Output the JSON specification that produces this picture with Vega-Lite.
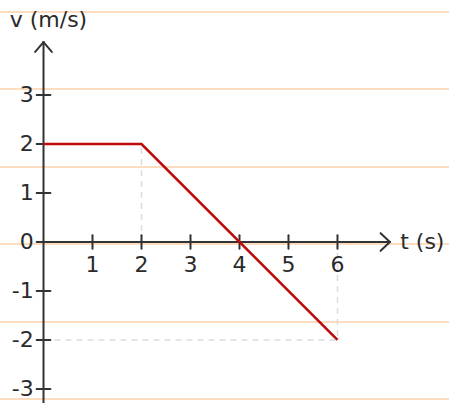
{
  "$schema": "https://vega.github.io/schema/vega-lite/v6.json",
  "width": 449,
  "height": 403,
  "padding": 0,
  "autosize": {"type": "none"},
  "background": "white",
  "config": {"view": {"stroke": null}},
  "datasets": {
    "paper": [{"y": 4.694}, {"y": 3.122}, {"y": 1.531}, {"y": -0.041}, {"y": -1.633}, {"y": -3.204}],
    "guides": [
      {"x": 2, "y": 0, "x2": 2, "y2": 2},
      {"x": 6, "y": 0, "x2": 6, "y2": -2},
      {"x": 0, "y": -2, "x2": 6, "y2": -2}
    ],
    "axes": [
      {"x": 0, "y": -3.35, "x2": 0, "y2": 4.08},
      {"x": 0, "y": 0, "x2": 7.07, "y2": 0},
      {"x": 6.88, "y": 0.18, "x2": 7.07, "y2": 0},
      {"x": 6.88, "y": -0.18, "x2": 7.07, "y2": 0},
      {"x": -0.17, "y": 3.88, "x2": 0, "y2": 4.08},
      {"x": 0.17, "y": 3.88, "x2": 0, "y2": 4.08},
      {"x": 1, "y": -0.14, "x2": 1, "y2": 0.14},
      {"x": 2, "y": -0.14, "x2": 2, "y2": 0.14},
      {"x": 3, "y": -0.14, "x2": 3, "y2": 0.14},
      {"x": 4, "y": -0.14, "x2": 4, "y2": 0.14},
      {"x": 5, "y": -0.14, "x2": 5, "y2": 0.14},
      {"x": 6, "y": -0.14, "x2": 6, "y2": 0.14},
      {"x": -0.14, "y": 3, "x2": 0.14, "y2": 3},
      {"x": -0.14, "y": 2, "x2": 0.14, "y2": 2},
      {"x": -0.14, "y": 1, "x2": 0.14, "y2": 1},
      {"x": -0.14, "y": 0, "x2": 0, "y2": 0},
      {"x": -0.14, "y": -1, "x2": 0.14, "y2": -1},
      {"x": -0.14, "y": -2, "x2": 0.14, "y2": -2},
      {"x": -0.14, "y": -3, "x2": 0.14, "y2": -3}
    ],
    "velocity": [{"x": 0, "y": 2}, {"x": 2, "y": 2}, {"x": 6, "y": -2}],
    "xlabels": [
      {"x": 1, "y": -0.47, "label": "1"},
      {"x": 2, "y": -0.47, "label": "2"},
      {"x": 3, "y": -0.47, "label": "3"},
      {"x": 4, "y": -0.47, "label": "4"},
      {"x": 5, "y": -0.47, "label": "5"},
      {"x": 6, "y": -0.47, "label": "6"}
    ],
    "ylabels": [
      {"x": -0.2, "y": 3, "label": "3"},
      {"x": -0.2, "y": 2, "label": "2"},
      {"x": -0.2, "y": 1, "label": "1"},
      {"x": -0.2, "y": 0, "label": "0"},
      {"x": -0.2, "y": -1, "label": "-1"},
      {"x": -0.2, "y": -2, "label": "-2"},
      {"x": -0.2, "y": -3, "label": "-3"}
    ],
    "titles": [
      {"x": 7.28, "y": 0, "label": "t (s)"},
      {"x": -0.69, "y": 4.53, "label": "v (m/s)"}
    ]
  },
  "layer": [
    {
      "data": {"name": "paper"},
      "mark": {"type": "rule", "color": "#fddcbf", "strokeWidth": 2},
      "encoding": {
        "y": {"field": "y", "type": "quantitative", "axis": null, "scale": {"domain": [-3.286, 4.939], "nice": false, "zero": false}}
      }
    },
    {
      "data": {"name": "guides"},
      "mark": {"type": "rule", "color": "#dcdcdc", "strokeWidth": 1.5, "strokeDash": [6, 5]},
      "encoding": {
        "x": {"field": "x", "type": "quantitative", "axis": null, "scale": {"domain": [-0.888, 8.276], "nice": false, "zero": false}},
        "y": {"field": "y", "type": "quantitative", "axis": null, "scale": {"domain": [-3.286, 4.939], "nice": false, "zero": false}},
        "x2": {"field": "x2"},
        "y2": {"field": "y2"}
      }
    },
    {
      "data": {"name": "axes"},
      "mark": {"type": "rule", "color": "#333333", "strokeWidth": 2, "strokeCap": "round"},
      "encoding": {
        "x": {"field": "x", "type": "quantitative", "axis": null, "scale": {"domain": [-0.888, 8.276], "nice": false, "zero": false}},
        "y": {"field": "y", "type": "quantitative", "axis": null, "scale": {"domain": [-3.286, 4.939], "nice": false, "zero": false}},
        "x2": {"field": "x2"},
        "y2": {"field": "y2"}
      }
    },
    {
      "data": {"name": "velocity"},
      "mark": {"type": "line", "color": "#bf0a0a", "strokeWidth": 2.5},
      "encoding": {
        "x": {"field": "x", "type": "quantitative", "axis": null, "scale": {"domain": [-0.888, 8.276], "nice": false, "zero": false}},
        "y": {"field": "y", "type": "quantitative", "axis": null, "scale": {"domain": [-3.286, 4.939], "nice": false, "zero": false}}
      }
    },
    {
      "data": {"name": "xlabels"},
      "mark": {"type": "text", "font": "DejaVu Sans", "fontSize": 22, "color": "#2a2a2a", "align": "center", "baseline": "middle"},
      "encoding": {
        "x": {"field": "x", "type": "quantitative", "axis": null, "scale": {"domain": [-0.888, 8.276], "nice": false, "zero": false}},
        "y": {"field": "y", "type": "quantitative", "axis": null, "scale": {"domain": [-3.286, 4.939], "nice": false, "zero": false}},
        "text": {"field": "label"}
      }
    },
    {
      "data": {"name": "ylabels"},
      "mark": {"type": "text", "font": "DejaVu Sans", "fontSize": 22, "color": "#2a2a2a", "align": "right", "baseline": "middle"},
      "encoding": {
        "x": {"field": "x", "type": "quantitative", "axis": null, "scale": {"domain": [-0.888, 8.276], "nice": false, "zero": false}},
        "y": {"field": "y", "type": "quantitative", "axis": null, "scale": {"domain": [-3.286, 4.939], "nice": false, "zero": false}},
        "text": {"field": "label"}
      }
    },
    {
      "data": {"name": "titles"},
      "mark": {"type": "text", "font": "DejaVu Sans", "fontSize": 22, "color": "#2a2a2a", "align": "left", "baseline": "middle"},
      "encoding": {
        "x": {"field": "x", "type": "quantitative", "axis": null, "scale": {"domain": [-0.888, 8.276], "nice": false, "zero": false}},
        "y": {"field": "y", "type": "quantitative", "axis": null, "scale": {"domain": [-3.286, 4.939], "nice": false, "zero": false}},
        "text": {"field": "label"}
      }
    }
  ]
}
+++
Restate the whole of the material word for word without the pictures.

Output the JSON specification that produces this picture with Vega-Lite.
{
  "$schema": "https://vega.github.io/schema/vega-lite/v6.json",
  "width": 449,
  "height": 403,
  "padding": 0,
  "autosize": {"type": "none"},
  "background": "white",
  "config": {"view": {"stroke": null}},
  "datasets": {
    "paper": [{"y": 4.694}, {"y": 3.122}, {"y": 1.531}, {"y": -0.041}, {"y": -1.633}, {"y": -3.204}],
    "guides": [
      {"x": 2, "y": 0, "x2": 2, "y2": 2},
      {"x": 6, "y": 0, "x2": 6, "y2": -2},
      {"x": 0, "y": -2, "x2": 6, "y2": -2}
    ],
    "axes": [
      {"x": 0, "y": -3.35, "x2": 0, "y2": 4.08},
      {"x": 0, "y": 0, "x2": 7.07, "y2": 0},
      {"x": 6.88, "y": 0.18, "x2": 7.07, "y2": 0},
      {"x": 6.88, "y": -0.18, "x2": 7.07, "y2": 0},
      {"x": -0.17, "y": 3.88, "x2": 0, "y2": 4.08},
      {"x": 0.17, "y": 3.88, "x2": 0, "y2": 4.08},
      {"x": 1, "y": -0.14, "x2": 1, "y2": 0.14},
      {"x": 2, "y": -0.14, "x2": 2, "y2": 0.14},
      {"x": 3, "y": -0.14, "x2": 3, "y2": 0.14},
      {"x": 4, "y": -0.14, "x2": 4, "y2": 0.14},
      {"x": 5, "y": -0.14, "x2": 5, "y2": 0.14},
      {"x": 6, "y": -0.14, "x2": 6, "y2": 0.14},
      {"x": -0.14, "y": 3, "x2": 0.14, "y2": 3},
      {"x": -0.14, "y": 2, "x2": 0.14, "y2": 2},
      {"x": -0.14, "y": 1, "x2": 0.14, "y2": 1},
      {"x": -0.14, "y": 0, "x2": 0, "y2": 0},
      {"x": -0.14, "y": -1, "x2": 0.14, "y2": -1},
      {"x": -0.14, "y": -2, "x2": 0.14, "y2": -2},
      {"x": -0.14, "y": -3, "x2": 0.14, "y2": -3}
    ],
    "velocity": [{"x": 0, "y": 2}, {"x": 2, "y": 2}, {"x": 6, "y": -2}],
    "xlabels": [
      {"x": 1, "y": -0.47, "label": "1"},
      {"x": 2, "y": -0.47, "label": "2"},
      {"x": 3, "y": -0.47, "label": "3"},
      {"x": 4, "y": -0.47, "label": "4"},
      {"x": 5, "y": -0.47, "label": "5"},
      {"x": 6, "y": -0.47, "label": "6"}
    ],
    "ylabels": [
      {"x": -0.2, "y": 3, "label": "3"},
      {"x": -0.2, "y": 2, "label": "2"},
      {"x": -0.2, "y": 1, "label": "1"},
      {"x": -0.2, "y": 0, "label": "0"},
      {"x": -0.2, "y": -1, "label": "-1"},
      {"x": -0.2, "y": -2, "label": "-2"},
      {"x": -0.2, "y": -3, "label": "-3"}
    ],
    "titles": [
      {"x": 7.28, "y": 0, "label": "t (s)"},
      {"x": -0.69, "y": 4.53, "label": "v (m/s)"}
    ]
  },
  "layer": [
    {
      "data": {"name": "paper"},
      "mark": {"type": "rule", "color": "#fddcbf", "strokeWidth": 2},
      "encoding": {
        "y": {"field": "y", "type": "quantitative", "axis": null, "scale": {"domain": [-3.286, 4.939], "nice": false, "zero": false}}
      }
    },
    {
      "data": {"name": "guides"},
      "mark": {"type": "rule", "color": "#dcdcdc", "strokeWidth": 1.5, "strokeDash": [6, 5]},
      "encoding": {
        "x": {"field": "x", "type": "quantitative", "axis": null, "scale": {"domain": [-0.888, 8.276], "nice": false, "zero": false}},
        "y": {"field": "y", "type": "quantitative", "axis": null, "scale": {"domain": [-3.286, 4.939], "nice": false, "zero": false}},
        "x2": {"field": "x2"},
        "y2": {"field": "y2"}
      }
    },
    {
      "data": {"name": "axes"},
      "mark": {"type": "rule", "color": "#333333", "strokeWidth": 2, "strokeCap": "round"},
      "encoding": {
        "x": {"field": "x", "type": "quantitative", "axis": null, "scale": {"domain": [-0.888, 8.276], "nice": false, "zero": false}},
        "y": {"field": "y", "type": "quantitative", "axis": null, "scale": {"domain": [-3.286, 4.939], "nice": false, "zero": false}},
        "x2": {"field": "x2"},
        "y2": {"field": "y2"}
      }
    },
    {
      "data": {"name": "velocity"},
      "mark": {"type": "line", "color": "#bf0a0a", "strokeWidth": 2.5},
      "encoding": {
        "x": {"field": "x", "type": "quantitative", "axis": null, "scale": {"domain": [-0.888, 8.276], "nice": false, "zero": false}},
        "y": {"field": "y", "type": "quantitative", "axis": null, "scale": {"domain": [-3.286, 4.939], "nice": false, "zero": false}}
      }
    },
    {
      "data": {"name": "xlabels"},
      "mark": {"type": "text", "font": "DejaVu Sans", "fontSize": 22, "color": "#2a2a2a", "align": "center", "baseline": "middle"},
      "encoding": {
        "x": {"field": "x", "type": "quantitative", "axis": null, "scale": {"domain": [-0.888, 8.276], "nice": false, "zero": false}},
        "y": {"field": "y", "type": "quantitative", "axis": null, "scale": {"domain": [-3.286, 4.939], "nice": false, "zero": false}},
        "text": {"field": "label"}
      }
    },
    {
      "data": {"name": "ylabels"},
      "mark": {"type": "text", "font": "DejaVu Sans", "fontSize": 22, "color": "#2a2a2a", "align": "right", "baseline": "middle"},
      "encoding": {
        "x": {"field": "x", "type": "quantitative", "axis": null, "scale": {"domain": [-0.888, 8.276], "nice": false, "zero": false}},
        "y": {"field": "y", "type": "quantitative", "axis": null, "scale": {"domain": [-3.286, 4.939], "nice": false, "zero": false}},
        "text": {"field": "label"}
      }
    },
    {
      "data": {"name": "titles"},
      "mark": {"type": "text", "font": "DejaVu Sans", "fontSize": 22, "color": "#2a2a2a", "align": "left", "baseline": "middle"},
      "encoding": {
        "x": {"field": "x", "type": "quantitative", "axis": null, "scale": {"domain": [-0.888, 8.276], "nice": false, "zero": false}},
        "y": {"field": "y", "type": "quantitative", "axis": null, "scale": {"domain": [-3.286, 4.939], "nice": false, "zero": false}},
        "text": {"field": "label"}
      }
    }
  ]
}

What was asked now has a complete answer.